MUFG has selected Finastra's Global PAYplus platform to support ACH payment services in the United States.
The decision extends a multi-year modernisation programme that MUFG has carried out across its payments operations in Japan and Europe. With the US deployment now under way, MUFG is standardising its payment processing on a single cloud-native, ISO 20022-native platform across three major regions, consolidating both ACH and cross-border payments onto one architecture.
Extending a multi-region modernisation programme
According to the official press release, the relationship between the two firms spans several years. MUFG began its ISO 20022 migration in 2021, when it replaced its core payment engine with a new system, choosing Finastra as its technology partner for that initial phase. Following the completion of that project, the bank opted to migrate its legacy ACH platform to the same infrastructure.

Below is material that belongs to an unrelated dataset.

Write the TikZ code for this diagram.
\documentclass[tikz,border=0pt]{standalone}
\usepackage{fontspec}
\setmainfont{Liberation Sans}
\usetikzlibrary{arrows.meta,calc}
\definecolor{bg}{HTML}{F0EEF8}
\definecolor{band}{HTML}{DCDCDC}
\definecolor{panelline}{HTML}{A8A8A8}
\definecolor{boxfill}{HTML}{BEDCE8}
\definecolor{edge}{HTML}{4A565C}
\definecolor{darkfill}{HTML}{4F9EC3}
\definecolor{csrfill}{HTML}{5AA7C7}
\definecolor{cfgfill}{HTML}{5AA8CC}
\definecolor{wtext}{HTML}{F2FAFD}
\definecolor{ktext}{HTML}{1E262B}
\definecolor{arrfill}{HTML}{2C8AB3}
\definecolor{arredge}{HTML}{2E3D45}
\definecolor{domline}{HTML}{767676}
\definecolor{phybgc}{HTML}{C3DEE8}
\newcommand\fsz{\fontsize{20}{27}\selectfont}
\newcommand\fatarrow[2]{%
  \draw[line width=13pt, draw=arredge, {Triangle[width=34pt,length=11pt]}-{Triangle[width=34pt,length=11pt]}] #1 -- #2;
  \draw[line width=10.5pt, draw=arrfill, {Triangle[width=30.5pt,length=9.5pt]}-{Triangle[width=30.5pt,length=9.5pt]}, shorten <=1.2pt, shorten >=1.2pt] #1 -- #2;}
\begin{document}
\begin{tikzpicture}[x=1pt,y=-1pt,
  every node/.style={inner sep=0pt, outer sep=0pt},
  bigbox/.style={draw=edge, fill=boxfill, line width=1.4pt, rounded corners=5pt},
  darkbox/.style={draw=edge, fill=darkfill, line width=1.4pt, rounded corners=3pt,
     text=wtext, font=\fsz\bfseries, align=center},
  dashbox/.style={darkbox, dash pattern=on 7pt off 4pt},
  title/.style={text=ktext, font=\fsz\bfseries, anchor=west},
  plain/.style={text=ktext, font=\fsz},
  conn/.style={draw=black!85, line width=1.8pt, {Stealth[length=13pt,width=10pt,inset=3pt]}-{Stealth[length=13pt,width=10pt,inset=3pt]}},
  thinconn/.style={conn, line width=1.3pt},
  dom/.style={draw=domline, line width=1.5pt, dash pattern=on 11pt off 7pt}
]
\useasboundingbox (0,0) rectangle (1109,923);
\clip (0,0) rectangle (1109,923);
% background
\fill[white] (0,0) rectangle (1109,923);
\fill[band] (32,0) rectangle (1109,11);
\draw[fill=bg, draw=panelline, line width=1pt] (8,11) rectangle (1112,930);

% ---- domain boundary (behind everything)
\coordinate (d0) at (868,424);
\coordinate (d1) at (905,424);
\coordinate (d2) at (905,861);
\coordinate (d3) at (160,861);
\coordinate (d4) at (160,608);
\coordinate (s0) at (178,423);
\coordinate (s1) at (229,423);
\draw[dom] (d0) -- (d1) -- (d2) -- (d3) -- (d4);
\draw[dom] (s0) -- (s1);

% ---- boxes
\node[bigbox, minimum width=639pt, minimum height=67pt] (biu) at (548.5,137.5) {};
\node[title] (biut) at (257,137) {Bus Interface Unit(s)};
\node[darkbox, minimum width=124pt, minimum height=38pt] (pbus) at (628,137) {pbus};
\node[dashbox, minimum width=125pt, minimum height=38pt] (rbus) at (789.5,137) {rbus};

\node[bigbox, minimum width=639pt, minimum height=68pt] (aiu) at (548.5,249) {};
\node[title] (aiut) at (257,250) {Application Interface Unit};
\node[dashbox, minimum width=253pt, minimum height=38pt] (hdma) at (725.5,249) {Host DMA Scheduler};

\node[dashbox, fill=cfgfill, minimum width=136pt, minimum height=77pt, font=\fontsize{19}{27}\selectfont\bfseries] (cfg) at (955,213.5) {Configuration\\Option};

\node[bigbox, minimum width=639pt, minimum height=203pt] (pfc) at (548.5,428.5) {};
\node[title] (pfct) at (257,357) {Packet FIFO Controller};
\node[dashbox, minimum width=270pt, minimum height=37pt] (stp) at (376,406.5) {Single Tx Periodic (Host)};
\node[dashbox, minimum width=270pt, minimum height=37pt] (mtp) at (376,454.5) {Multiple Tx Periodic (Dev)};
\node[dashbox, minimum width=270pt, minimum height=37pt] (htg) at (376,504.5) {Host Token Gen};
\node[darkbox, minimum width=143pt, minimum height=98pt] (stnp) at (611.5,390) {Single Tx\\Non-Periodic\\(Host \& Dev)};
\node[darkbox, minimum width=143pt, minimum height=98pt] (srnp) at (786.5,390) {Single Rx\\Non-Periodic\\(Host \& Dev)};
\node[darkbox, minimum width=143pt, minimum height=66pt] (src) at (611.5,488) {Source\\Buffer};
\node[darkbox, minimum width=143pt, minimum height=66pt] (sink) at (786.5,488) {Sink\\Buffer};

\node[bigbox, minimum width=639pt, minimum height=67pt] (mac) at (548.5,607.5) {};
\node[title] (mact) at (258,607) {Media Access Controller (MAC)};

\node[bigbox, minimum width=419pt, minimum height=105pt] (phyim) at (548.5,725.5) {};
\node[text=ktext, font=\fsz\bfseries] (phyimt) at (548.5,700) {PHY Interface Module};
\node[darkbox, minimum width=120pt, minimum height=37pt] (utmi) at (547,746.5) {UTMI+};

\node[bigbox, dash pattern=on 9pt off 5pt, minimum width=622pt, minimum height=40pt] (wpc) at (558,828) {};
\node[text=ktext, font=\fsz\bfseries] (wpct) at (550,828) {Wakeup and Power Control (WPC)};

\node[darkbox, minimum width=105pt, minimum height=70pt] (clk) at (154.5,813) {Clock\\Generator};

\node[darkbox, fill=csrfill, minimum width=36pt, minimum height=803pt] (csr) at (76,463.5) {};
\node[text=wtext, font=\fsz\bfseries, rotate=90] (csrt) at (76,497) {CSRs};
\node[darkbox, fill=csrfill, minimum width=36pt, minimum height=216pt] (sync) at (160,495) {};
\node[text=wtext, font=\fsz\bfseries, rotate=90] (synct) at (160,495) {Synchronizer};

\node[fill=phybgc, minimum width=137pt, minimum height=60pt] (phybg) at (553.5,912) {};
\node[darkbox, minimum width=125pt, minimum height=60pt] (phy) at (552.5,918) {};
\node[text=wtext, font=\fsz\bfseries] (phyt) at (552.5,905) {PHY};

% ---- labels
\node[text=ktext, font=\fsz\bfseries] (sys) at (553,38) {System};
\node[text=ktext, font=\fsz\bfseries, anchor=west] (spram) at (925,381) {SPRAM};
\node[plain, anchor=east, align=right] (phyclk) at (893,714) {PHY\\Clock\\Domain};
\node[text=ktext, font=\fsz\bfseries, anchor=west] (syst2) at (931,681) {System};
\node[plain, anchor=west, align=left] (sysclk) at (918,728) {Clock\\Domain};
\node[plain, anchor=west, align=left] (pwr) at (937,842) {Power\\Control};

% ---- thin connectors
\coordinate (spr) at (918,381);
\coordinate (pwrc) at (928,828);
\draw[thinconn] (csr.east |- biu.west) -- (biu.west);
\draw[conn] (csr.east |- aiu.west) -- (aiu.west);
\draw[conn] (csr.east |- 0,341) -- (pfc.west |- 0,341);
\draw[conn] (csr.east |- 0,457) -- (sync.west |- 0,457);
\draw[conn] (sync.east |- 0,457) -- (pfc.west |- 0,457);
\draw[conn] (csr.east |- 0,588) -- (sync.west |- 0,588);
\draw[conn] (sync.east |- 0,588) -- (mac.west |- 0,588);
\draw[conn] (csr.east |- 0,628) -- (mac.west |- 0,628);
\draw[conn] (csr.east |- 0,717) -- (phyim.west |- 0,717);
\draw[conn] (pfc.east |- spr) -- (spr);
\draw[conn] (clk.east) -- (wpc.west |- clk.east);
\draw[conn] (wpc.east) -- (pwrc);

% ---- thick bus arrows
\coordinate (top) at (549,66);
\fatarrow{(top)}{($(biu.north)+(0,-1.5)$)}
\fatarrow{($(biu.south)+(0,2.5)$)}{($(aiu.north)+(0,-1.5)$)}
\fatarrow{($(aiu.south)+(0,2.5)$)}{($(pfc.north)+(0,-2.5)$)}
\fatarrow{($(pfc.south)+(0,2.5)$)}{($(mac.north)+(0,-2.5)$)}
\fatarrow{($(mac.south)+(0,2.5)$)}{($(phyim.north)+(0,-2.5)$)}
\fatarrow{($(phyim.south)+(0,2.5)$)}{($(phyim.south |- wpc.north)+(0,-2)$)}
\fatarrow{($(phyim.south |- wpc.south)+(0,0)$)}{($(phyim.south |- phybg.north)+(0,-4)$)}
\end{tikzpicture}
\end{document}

The Global PAYplus platform is designed to support high transaction volumes and to adapt to local market requirements. According to the companies, straight-through processing rates across MUFG's global operations now exceed 95%, a metric that reflects the scale and operational maturity of the underlying architecture.
For the US market, the platform is intended to support ACH processing while providing the configurability required to accommodate regulatory change and evolving payment standards. ISO 20022 compliance sits at the centre of the migration strategy, aligning MUFG's domestic US infrastructure with the messaging standards increasingly mandated across international payment systems.
Strategic implications for large-scale payment modernisation
The consolidation of payment infrastructure onto a single modular platform is a pattern that several global banks have pursued in recent years, driven by the combination of ISO 20022 adoption deadlines, growing cross-border payment volumes, and the operational cost of maintaining fragmented legacy systems.
For MUFG, the three-region deployment represents a deliberate move away from that fragmentation. Through the process of using a common platform across Japan, Europe, and the US, the bank reduces integration complexity and creates a more consistent foundation for launching new payment services.
For Finastra, the extended mandate with one of the world's largest financial institutions by assets reinforces the firm's positioning in the global payments infrastructure market. The deal also reflects broader demand for payment platforms that can operate across multiple regulatory environments while supporting the technical requirements of modern messaging standards.
The timeline for full completion of the US ACH migration has not been disclosed.